The most important step in any vascular smooth muscle contraction is an increase in the intracellular calcium concentration. The calcium-mediated vascular effects of different vasoactive substances in general involve the activation of calcium channels or/and Na+/K+-ATPase [8, 14]. In our experiments we have recorded a strong reduction in bradykinin-induced contraction after the voltage-gated L-type Ca2+ channels were blocked with nifedipine. Thus, our data indicate that an increase in intracellular calcium concentration via L-type voltage-gated Ca2+ channels significantly contributes to the bradykinin-mediated vasoconstriction in the rat femoral artery. This was also confirmed by additional experiments in which a significant reduction in bradykinin-produced contractions in Ca2+-free solution was traced. Accordingly, the importance of extracellular calcium in the contractile effects of bradykinin was previously confirmed in the porcine interlobar renal artery [21].

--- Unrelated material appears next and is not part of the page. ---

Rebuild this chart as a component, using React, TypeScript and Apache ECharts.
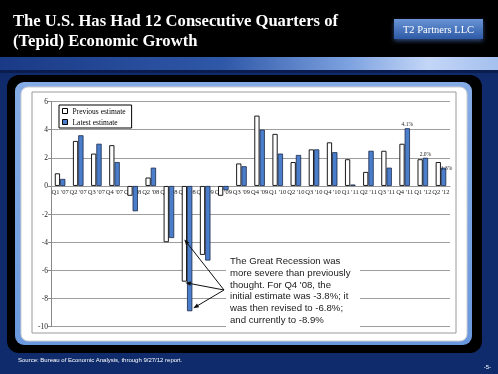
import React, { useEffect, useRef } from "react";
import * as echarts from "echarts";

const categories = [
  "Q1 '07", "Q2 '07", "Q3 '07", "Q4 '07",
  "Q1 '08", "Q2 '08", "Q3 '08", "Q4 '08",
  "Q1 '09", "Q2 '09", "Q3 '09", "Q4 '09",
  "Q1 '10", "Q2 '10", "Q3 '10", "Q4 '10",
  "Q1 '11", "Q2 '11", "Q3 '11", "Q4 '11",
  "Q1 '12", "Q2 '12",
];
const previousEstimate = [
  0.9, 3.2, 2.3, 2.9,
  -0.7, 0.6, -4.0, -6.8,
  -4.9, -0.7, 1.6, 5.0,
  3.7, 1.7, 2.6, 3.1,
  1.9, 1.0, 2.5, 3.0,
  1.9, 1.7,
];
const latestEstimate = [
  0.5, 3.6, 3.0, 1.7,
  -1.8, 1.3, -3.7, -8.9,
  -5.3, -0.3, 1.4, 4.0,
  2.3, 2.2, 2.6, 2.4,
  0.1, 2.5, 1.3, 4.1,
  2.0, 1.3,
];
const seriesNames = ["Previous estimate", "Latest estimate"];
const labelledCategories = ["Q4 '11", "Q1 '12", "Q2 '12"];
const labelledTexts = ["4.1%", "2.0%", "1.3%"];
const yMin = -10;
const yMax = 6;
const yStep = 2;

const annotationCategory = "Q4 '08";
const annotationValues = [-3.8, -6.8, -8.9];
const annotationLines = [
  "The Great Recession was",
  "more severe than previously",
  "thought. For Q4 '08, the",
  "initial estimate was -3.8%; it",
  "was then revised to -6.8%;",
  "and currently to -8.9%",
];
const titleLines = [
  "The U.S. Has Had 12 Consecutive Quarters of",
  "(Tepid) Economic Growth",
];
const brandText = "T2 Partners LLC";
const sourceText = "Source: Bureau of Economic Analysis, through 9/27/12 report.";
const pageText = "-5-";

const SERIF = '"Liberation Serif", "Times New Roman", serif';
const SANS = '"Liberation Sans", Arial, sans-serif';
const BLUE = "#4a7ecb";

const GRID_TOP = 101.5;
const GRID_BOTTOM = 47.3;
const CHART_H = 374;

function buildLatestData() {
  return latestEstimate.map((v, i) => {
    const k = labelledCategories.indexOf(categories[i]);
    if (k < 0) return v;
    const isLast = k === labelledCategories.length - 1;
    return {
      value: v,
      label: {
        show: true,
        formatter: labelledTexts[k],
        position: "top",
        distance: 1,
        fontSize: 5.5,
        fontFamily: SERIF,
        color: "#222",
        offset: isLast ? [3, 4] : [0, 0],
      },
    };
  });
}

function backgroundGraphics(): any[] {
  return [
    { type: "rect", z: -20, silent: true, shape: { x: 0, y: 0, width: 498, height: 374 }, style: { fill: "#0f2b6b" } },
    { type: "rect", z: -19, silent: true, shape: { x: 0, y: 0, width: 498, height: 57 }, style: { fill: "#000" } },
    {
      type: "rect", z: -19, silent: true,
      shape: { x: 0, y: 57, width: 498, height: 13 },
      style: {
        fill: {
          type: "linear", x: 0, y: 0, x2: 1, y2: 0,
          colorStops: [
            { offset: 0, color: "#1a3a86" },
            { offset: 0.45, color: "#2f58a8" },
            { offset: 0.7, color: "#7da2e0" },
            { offset: 0.86, color: "#c3d6f7" },
            { offset: 1, color: "#a4c0ee" },
          ],
        },
      },
    },
    { type: "rect", z: -19, silent: true, shape: { x: 0, y: 70, width: 498, height: 3 }, style: { fill: "#0a1d4e" } },
    { type: "rect", z: -18, silent: true, shape: { x: 7, y: 75, width: 475, height: 278, r: 12 }, style: { fill: "#000" } },
    {
      type: "rect", z: -17, silent: true,
      shape: { x: 15, y: 82, width: 457, height: 263, r: 9 },
      style: {
        fill: {
          type: "linear", x: 0, y: 0, x2: 0, y2: 1,
          colorStops: [
            { offset: 0, color: "#86ace6" },
            { offset: 1, color: "#6a98de" },
          ],
        },
      },
    },
    { type: "rect", z: -16, silent: true, shape: { x: 21, y: 87, width: 446, height: 254, r: 7 }, style: { fill: "#fff", stroke: "#cfcfcf", lineWidth: 1 } },
    { type: "rect", z: -15, silent: true, shape: { x: 32, y: 92, width: 424, height: 241 }, style: { fill: "#fff", stroke: "#9a9a9a", lineWidth: 1 } },
    {
      type: "text", z: 5, silent: true, x: 13, y: 10,
      style: {
        text: titleLines.join("\n"), fill: "#fff", fontSize: 16.6, fontWeight: "bold",
        fontFamily: SERIF, lineHeight: 20, verticalAlign: "top",
      },
    },
    {
      type: "rect", z: 4, silent: true,
      shape: { x: 394, y: 19, width: 89, height: 20 },
      style: {
        fill: {
          type: "linear", x: 0, y: 0, x2: 0, y2: 1,
          colorStops: [
            { offset: 0, color: "#6a94d6" },
            { offset: 1, color: "#2d5aa6" },
          ],
        },
        shadowColor: "rgba(80,120,200,0.6)", shadowBlur: 4, shadowOffsetY: 2,
      },
    },
    {
      type: "text", z: 5, silent: true, x: 438.5, y: 29,
      style: {
        text: brandText, fill: "#fff", fontSize: 10.5, fontFamily: SERIF,
        align: "center", verticalAlign: "middle",
      },
    },
    {
      type: "text", z: 5, silent: true, x: 18, y: 359.5,
      style: { text: sourceText, fill: "#fff", fontSize: 6, fontFamily: SANS, verticalAlign: "middle" },
    },
    {
      type: "text", z: 5, silent: true, x: 491, y: 367,
      style: { text: pageText, fill: "#fff", fontSize: 6, fontFamily: SANS, align: "right", verticalAlign: "middle" },
    },
  ];
}

function arrowGraphics(chart: any): any[] {
  const out: any[] = [];
  const origin = [224, 290];
  const offsets = [[-2.7, 0], [-1.7, 1], [6.3, -3]];
  annotationValues.forEach((v, i) => {
    const p = chart.convertToPixel({ gridIndex: 0 }, [annotationCategory, v]);
    const tip = [p[0] + offsets[i][0], p[1] + offsets[i][1]];
    const dx = tip[0] - origin[0];
    const dy = tip[1] - origin[1];
    const len = Math.sqrt(dx * dx + dy * dy);
    const ux = dx / len;
    const uy = dy / len;
    const nx = -uy;
    const ny = ux;
    const L = 5.5;
    const W = 2.2;
    const base = [tip[0] - L * ux, tip[1] - L * uy];
    out.push({
      type: "line", z: 20, silent: true,
      shape: { x1: origin[0], y1: origin[1], x2: base[0] + 1 * ux, y2: base[1] + 1 * uy },
      style: { stroke: "#111", lineWidth: 1 },
    });
    out.push({
      type: "polygon", z: 20, silent: true,
      shape: {
        points: [
          tip,
          [base[0] + W * nx, base[1] + W * ny],
          [base[0] - W * nx, base[1] - W * ny],
        ],
      },
      style: { fill: "#111" },
    });
  });
  out.push({
    type: "rect", z: 10, silent: true,
    shape: { x: 226, y: 246, width: 134, height: 84 },
    style: { fill: "#fff" },
  });
  out.push({
    type: "text", z: 11, silent: true, x: 230, y: 255,
    style: {
      text: annotationLines.join("\n"), fill: "#1a1a1a", fontSize: 9.6,
      fontFamily: SANS, lineHeight: 11.7, verticalAlign: "top",
    },
  });
  return out;
}

export default function App() {
  const ref = useRef<HTMLDivElement>(null);
  useEffect(() => {
    if (!ref.current) return;
    const chart = echarts.init(ref.current, null, { renderer: "svg" });
    const plotH = CHART_H - GRID_TOP - GRID_BOTTOM;
    const zeroOffset = -(plotH * (0 - yMin)) / (yMax - yMin);
    const option: any = {
      animation: false,
      backgroundColor: "transparent",
      grid: { left: 51, right: 48, top: GRID_TOP, bottom: GRID_BOTTOM, containLabel: false },
      legend: {
        show: true,
        left: 59,
        top: 105,
        orient: "vertical",
        backgroundColor: "#fff",
        borderColor: "#000",
        borderWidth: 1,
        padding: [2, 6, 2, 3],
        itemWidth: 5,
        itemHeight: 5,
        itemGap: 3,
        icon: "rect",
        textStyle: { fontSize: 7.5, fontFamily: SERIF, color: "#000", lineHeight: 8 },
        data: [
          { name: seriesNames[0], itemStyle: { color: "#fff", borderColor: "#000", borderWidth: 1 } },
          { name: seriesNames[1], itemStyle: { color: BLUE, borderColor: "#000", borderWidth: 1 } },
        ],
      },
      xAxis: {
        type: "category",
        data: categories,
        position: "bottom",
        offset: zeroOffset,
        axisLine: { show: true, onZero: false, lineStyle: { color: "#9a9a9a", width: 1 } },
        axisTick: { show: false },
        axisLabel: { interval: 0, fontSize: 6.5, fontFamily: SERIF, color: "#222", margin: 2 },
        splitLine: { show: false },
      },
      yAxis: {
        type: "value",
        min: yMin,
        max: yMax,
        interval: yStep,
        axisLine: { show: true, lineStyle: { color: "#8a8a8a", width: 1 } },
        axisTick: { show: true, length: 3, lineStyle: { color: "#8a8a8a" } },
        axisLabel: { fontSize: 7.5, fontFamily: SERIF, color: "#222", margin: 3 },
        splitLine: { show: true, lineStyle: { color: "#9e9e9e", width: 1 } },
      },
      series: [
        {
          name: seriesNames[0],
          type: "bar",
          data: previousEstimate,
          barWidth: 5.3,
          barGap: "0%",
          itemStyle: { color: "#fff", borderColor: "#1a1a1a", borderWidth: 1 },
        },
        {
          name: seriesNames[1],
          type: "bar",
          data: buildLatestData(),
          barWidth: 5.3,
          barGap: "0%",
          itemStyle: { color: BLUE, borderColor: "#1a2a4a", borderWidth: 0.8 },
        },
      ],
    };
    chart.setOption(option);
    chart.setOption({ graphic: [...backgroundGraphics(), ...arrowGraphics(chart)] });
    return () => chart.dispose();
  }, []);
  return (
    <div
      ref={ref}
      style={{ position: "fixed", left: 0, top: 0, width: 498, height: 374 }}
    />
  );
}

Apart from the Ca2+ channel activation, an increase in the intracellular calcium concentration can be also achieved via modulation of Na+/K+-ATPase. In our investigation, a Na+/K+-ATPase inhibition significantly, yet partly, reduced the pharmacological potency without affecting the pharmacological efficacy of the femoral artery response to bradykinin. Based on this result it can be presumed that the bradykinin- elicited contractile effect in the rat femoral artery is only partly due to the activation of Na+/K+-ATPase and a consequent increase in intracellular calcium. Although we could not find corresponding data in the literature regarding the role of Na+/K+-ATPase in bradykinin-produced vascular contractions, Dodson et al. [28] previously confirmed the increased activity of Na+/K+-ATPase in guinea pig tracheal smooth muscle cells as a result of bradykinin’s action.

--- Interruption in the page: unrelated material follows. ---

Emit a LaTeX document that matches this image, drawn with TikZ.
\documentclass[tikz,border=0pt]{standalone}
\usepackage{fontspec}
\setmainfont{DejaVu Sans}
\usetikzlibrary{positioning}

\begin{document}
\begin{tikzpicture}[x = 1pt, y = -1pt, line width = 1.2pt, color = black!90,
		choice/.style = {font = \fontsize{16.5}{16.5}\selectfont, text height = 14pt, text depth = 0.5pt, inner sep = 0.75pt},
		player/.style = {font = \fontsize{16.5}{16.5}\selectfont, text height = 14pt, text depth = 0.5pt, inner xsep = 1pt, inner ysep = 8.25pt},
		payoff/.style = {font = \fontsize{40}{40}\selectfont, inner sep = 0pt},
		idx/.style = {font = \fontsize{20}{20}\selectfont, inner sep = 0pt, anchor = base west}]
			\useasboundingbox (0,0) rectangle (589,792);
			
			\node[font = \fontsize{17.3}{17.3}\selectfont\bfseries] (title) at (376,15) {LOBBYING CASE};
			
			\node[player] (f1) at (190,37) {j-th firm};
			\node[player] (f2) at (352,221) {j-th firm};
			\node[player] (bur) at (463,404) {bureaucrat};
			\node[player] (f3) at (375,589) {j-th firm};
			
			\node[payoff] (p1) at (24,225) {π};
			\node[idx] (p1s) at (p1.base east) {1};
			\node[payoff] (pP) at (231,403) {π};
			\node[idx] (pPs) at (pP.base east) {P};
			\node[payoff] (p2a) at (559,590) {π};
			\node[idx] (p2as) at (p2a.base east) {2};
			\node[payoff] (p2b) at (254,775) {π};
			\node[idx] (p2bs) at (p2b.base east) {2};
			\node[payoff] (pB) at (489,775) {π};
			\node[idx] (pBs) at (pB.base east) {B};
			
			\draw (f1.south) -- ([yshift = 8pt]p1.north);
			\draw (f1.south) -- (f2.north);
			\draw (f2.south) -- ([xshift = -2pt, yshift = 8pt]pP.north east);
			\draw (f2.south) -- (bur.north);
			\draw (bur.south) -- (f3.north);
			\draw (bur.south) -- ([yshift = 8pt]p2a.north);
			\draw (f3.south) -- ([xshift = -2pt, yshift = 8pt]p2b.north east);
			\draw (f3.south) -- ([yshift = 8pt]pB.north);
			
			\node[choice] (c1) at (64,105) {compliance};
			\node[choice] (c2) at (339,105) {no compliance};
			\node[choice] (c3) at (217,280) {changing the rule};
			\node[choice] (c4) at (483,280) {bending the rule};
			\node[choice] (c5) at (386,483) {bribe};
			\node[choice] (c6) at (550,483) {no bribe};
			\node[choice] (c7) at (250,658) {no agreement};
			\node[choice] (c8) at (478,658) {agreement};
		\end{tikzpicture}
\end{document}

Bradykinin produces various pharmacological effects through the selective activation of pharmacologically distinct B1 and B2 kinin receptors. The B2 kinin receptors are ubiquitous and constitutively expressed, while the B1 kinin receptors are poorly expressed in healthy tissues, which is commonly changed during non-specific tissue injury and inflammation. Previous findings have suggested that bradykinin-produced vascular contractile effects were mediated through the activation of B2 kinin receptors [8, 26]. Thus, in the final part of our investigation, we have examined the role of B2 receptors in the bradykinin-induced contraction of the isolated rat femoral artery by challenging the artery segments with HOE 140, a selective antagonist of B2 kinin receptors. As presumed, bradykinin-induced contraction was strongly reduced, thus indicating a notable contribution of B2 kinin receptors in this process. Taking into account our results on endothelium-present and endothelium-denuded vascular segments, it is plausible to suggest that B2 kinin receptors are both present in endothelial and smooth muscle cells. Still, this assumption requires further experimental evaluation.

In conclusion, it can be proposed that bradykinin produces concentration- and endothelium-dependant contraction of the isolated rat femoral artery, which is for the most part a consequence of B2 kinin receptor activation. Cyclooxygenase contractile products, especially thromboxane A2, play a significant role in this course of action. The transduction mechanism involved in the process of bradykinin-induced femoral artery contraction include the activation of L-type voltage-gated Ca2+ channels, and in a smaller extent Na+/K+-ATPase as well. Taking into account that femoral arteries have a pivotal role in supplying the lower limbs with oxygenated blood, and that alteration in the morphological or/and functional integrity of these vessels can ultimately decrease blood flow to skeletal muscles, it can be proposed that the presented investigation provides an additional contribution to overall knowledge in regard to the pharmacological mechanisms included in the femoral artery response to bradykinin. This can also be relevant in regard to the continuing increase in reported clinical cases involving atherosclerosis, peripheral artery disease, and intermittent claudications that are related to an altered response of endothelial and smooth muscle cells in femoral arteries to different vasoactive agents.